Girl taking picture of herself with a mobile phone

Jakarta, Aktual.com — Saudara dan saudariku, seringkali tanpa kita sadari sudah dilalaikan oleh aktivitas memotret diri sendiri ataupun bersama dengan teman- teman dekat lainnya, yang nyatanya hal tersebut merupakan awal dari kebinasaan atas hati kita dan bersemayamnya ujub dalam hati.
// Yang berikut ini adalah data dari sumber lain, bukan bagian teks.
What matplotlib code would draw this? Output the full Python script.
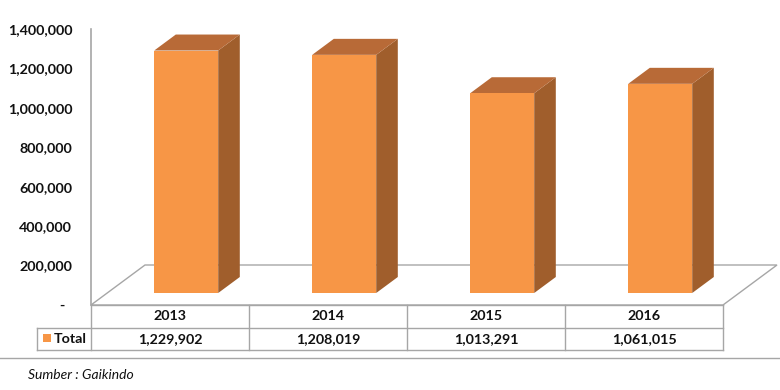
import matplotlib
matplotlib.use("Agg")
import matplotlib.pyplot as plt
from matplotlib.patches import Polygon

# ---- data ----
years = ["2013", "2014", "2015", "2016"]
totals = [1229902, 1208019, 1013291, 1061015]
series_name = "Total"
yticks = [0, 200000, 400000, 600000, 800000, 1000000, 1200000, 1400000]
source = "Sumber : Gaikindo"

# ---- style ----
FRONT = "#F79646"
TOP = "#B86A37"
SIDE = "#A05E2C"
LINE = "#A6A6A6"
TXT = "#111111"
FONT = "Lato"

W, H = 780, 390
fig = plt.figure(figsize=(W / 100, H / 100), dpi=100)
fig.patch.set_facecolor("white")

# axes geometry in pixels
ax_l, ax_r, ax_top, ax_bot = 91, 723, 29, 305
ax = fig.add_axes([ax_l / W, (H - ax_bot) / H, (ax_r - ax_l) / W, (ax_bot - ax_top) / H])
n = len(years)
ymax = yticks[-1]
ax.set_xlim(0, n)
ax.set_ylim(0, ymax)
ax.set_facecolor("none")

DX = n / (ax_r - ax_l)          # data x per pixel
DY = ymax / (ax_bot - ax_top)   # data y per pixel

# floor parallelogram
fdx, fdy = 54 * DX, 40 * DY
floor = Polygon([(0, 0), (fdx, fdy), (n + fdx, fdy), (n, 0)], closed=True,
                facecolor="white", edgecolor=LINE, lw=1.0, clip_on=False, zorder=1)
ax.add_patch(floor)

# bars
back_px = 12      # front face distance behind floor front edge
depth_px = 16     # bar depth (y pixels)
ratio = 54 / 40
half_w = 32 * DX
for i, v in enumerate(totals):
    cx = i + 0.5 + back_px * ratio * DX
    y0 = back_px * DY
    y1 = y0 + v
    x0, x1 = cx - half_w, cx + half_w
    ddx, ddy = depth_px * ratio * DX, depth_px * DY
    side = Polygon([(x1, y0), (x1, y1), (x1 + ddx, y1 + ddy), (x1 + ddx, y0 + ddy)],
                   closed=True, facecolor=SIDE, edgecolor="none", clip_on=False, zorder=3)
    top = Polygon([(x0, y1), (x0 + ddx, y1 + ddy), (x1 + ddx, y1 + ddy), (x1, y1)],
                  closed=True, facecolor=TOP, edgecolor="none", clip_on=False, zorder=3)
    front = Polygon([(x0, y0), (x0, y1), (x1, y1), (x1, y0)],
                    closed=True, facecolor=FRONT, edgecolor="none", clip_on=False, zorder=4)
    for p in (side, top, front):
        ax.add_patch(p)

# axes styling
for s in ["top", "right", "bottom"]:
    ax.spines[s].set_visible(False)
ax.spines["left"].set_color(LINE)
ax.spines["left"].set_linewidth(1.2)
ax.spines["left"].set_zorder(5)
ax.set_xticks([])
ax.set_yticks(yticks)
ax.set_yticklabels(["-  " if t == 0 else f"{t:,}" for t in yticks],
                   fontfamily=FONT, fontweight="bold", fontsize=10.3, color=TXT)
ax.tick_params(axis="y", length=0, pad=13.5)

# data table
row1 = -23 * DY
row2 = -45 * DY
legend_left = (37 - ax_l) * DX
kw = dict(color=LINE, lw=1.0, clip_on=False, zorder=2)
ax.plot([0, n], [0, 0], **kw)
ax.plot([legend_left, n], [row1, row1], **kw)
ax.plot([legend_left, n], [row2, row2], **kw)
ax.plot([legend_left, legend_left], [row1, row2], **kw)
for i in range(n + 1):
    ax.plot([i, i], [0, row2], **kw)

tk = dict(fontfamily=FONT, fontweight="bold", fontsize=10.3, color=TXT,
          ha="center", va="center", clip_on=False)
for i, (yr, v) in enumerate(zip(years, totals)):
    ax.text(i + 0.5, row1 / 2, yr, **tk)
    ax.text(i + 0.5, (row1 + row2) / 2, f"{v:,}", **tk)

# legend key in table
sq = Polygon([((43 - ax_l) * DX, (-29) * DY), ((51 - ax_l) * DX, (-29) * DY),
              ((51 - ax_l) * DX, (-37) * DY), ((43 - ax_l) * DX, (-37) * DY)],
             closed=True, facecolor=FRONT, edgecolor="none", clip_on=False)
ax.add_patch(sq)
ax.text((54 - ax_l) * DX, (row1 + row2) / 2, series_name, fontfamily=FONT,
        fontweight="bold", fontsize=10.3, color=TXT, ha="left", va="center",
        clip_on=False)

# footer line and source
ax.plot([-ax_l * DX, (W - ax_l) * DX], [-53 * DY, -53 * DY], color=LINE, lw=1.0, clip_on=False)
ax.text((28 - ax_l) * DX, -70 * DY, source, fontfamily=FONT, style="italic",
        fontsize=10, color=TXT, ha="left", va="center", clip_on=False)

fig.savefig("out.png", dpi=100)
Tidak dapat dipungkiri, setelah berfoto ria tentunya kita akan mendapati kepuasan tersendiri atas hasil gambar yang memukau dan ditambah dengan sedikit editan yang akan semakin memperdaya diri kita untuk terus memuji keelokan rupa kita.

Lantas, bukankah hal itu akan semakin menguatkan rasa ujub (sombong) dalam diri kita? Berikut pembahasan oleh Aktual.com dari Ustadzah Sukma Dini Miradani.

“Berfoto itu boleh. Dengan berbagai teknik dan rupanya. Namun, yang menjadi masalah adalah ketika foto itu menyebar ke media sosial. Dan, untuk ‘selfie’ dan narsis akan dipertanyakan niatannya. Dikhawatirkan ada ujub, takabur, riya yang tidak diperbolehkan dalam Islam,” jelas Mba Sukma dihubungi Aktual.com di Jakarta.

Adapun, hal ini sangat sesuai dengan pernyataan Rasulullah Shallallahu ‘alaihi wa sallam yang melarang keras seseorang untuk bersikap ujub terhadap dirinya. Bahkan, dalam suatu Hadis Rasulullah SAW menyebut hal itu merupakan suatu perkara yang dapat membinasakan pelakunya.

Dari Anas bin Malik Radhiyallahu ‘anhu, Rasulullah Shallallahu ‘alaihi wa sallam bersabda,

ثَلَاثٌ مُهْلِكَاتٌ : شُحٌّ مُطَاعٌ ، وَهَوًى مُتَّبَعٌ ، وَإِعْجَابُ الْمَرْءِ بِنَفْسِهِ

Tiga dosa pembinasa: sifat pelit yang ditaati, hawa nafsu yang dituruti, dan ujub seseorang terhadap dirinya. (HR. Thabrani dalam al-Ausath 5452 dan dishaihkan al-Albani)

Pada konteks yang sama, Nabi Muhammad SAW juga menyadarkan umat Muslim untuk belajar menjadi pribadi yang selalu berusaha dalam menyembunyikan kebaikan yang menonjol dalam diri.

Dari Abu Said al-Khudri Radhiyallahu ‘anhu, Rasulullah Shallallahu ‘alaihi wa sallam bersabda,

إِنَّ اللَّهَ يُحِبُّ الْعَبْدَ التَّقِىَّ الْغَنِىَّ الْخَفِىَّ

Sesungguhnya Allah SWT mencintai hamba yang bertaqwa, yang berkecukupan, dan yang tidak menonjolkan diri. (HR. Muslim 7621).

Selain ‘selfie’ dan narsis, hal ini juga berlaku pada hal lainnya seperti memperlihatkan foto-foto orang yang meninggal secara tidak wajar dan sebagainya. Tidak lebih, hal ini harus dilandaskan pada apa dan bagaimana niat kita terhadap foto-foto tersebut. Jika ditujukan sebagai pembelajaran atau hikmah, maka hal itu diperbolehkan.

“Untuk foto-foto orang mati dengan pose yang tidak layak untuk dishare itu pun tidak etis. Karena itu ada etika dalam media untuk ‘memblur’ foto-foto tersebut,” ujar Alumni Fakultas Ekonomi, Universitas Brawijaya angkatan 2001 tersebut.

Sekali lagi, umumnya pada orang-orang yang melakukan ‘selfie’ dan narsis, pada kenyataannya hal itu tidak terlepas dari perasaan ujub. Meskipun tidak semuanya, namun rasanya perasaan tersebut terkadang lebih sulit untuk dikendalikan.

Oleh sebab itu, sangat penting menguatkan ruhiyah bagi tiap individu sebagai benteng pertahanan diri untuk menolak setiap gangguan hawa nafsu yang datang menerpa.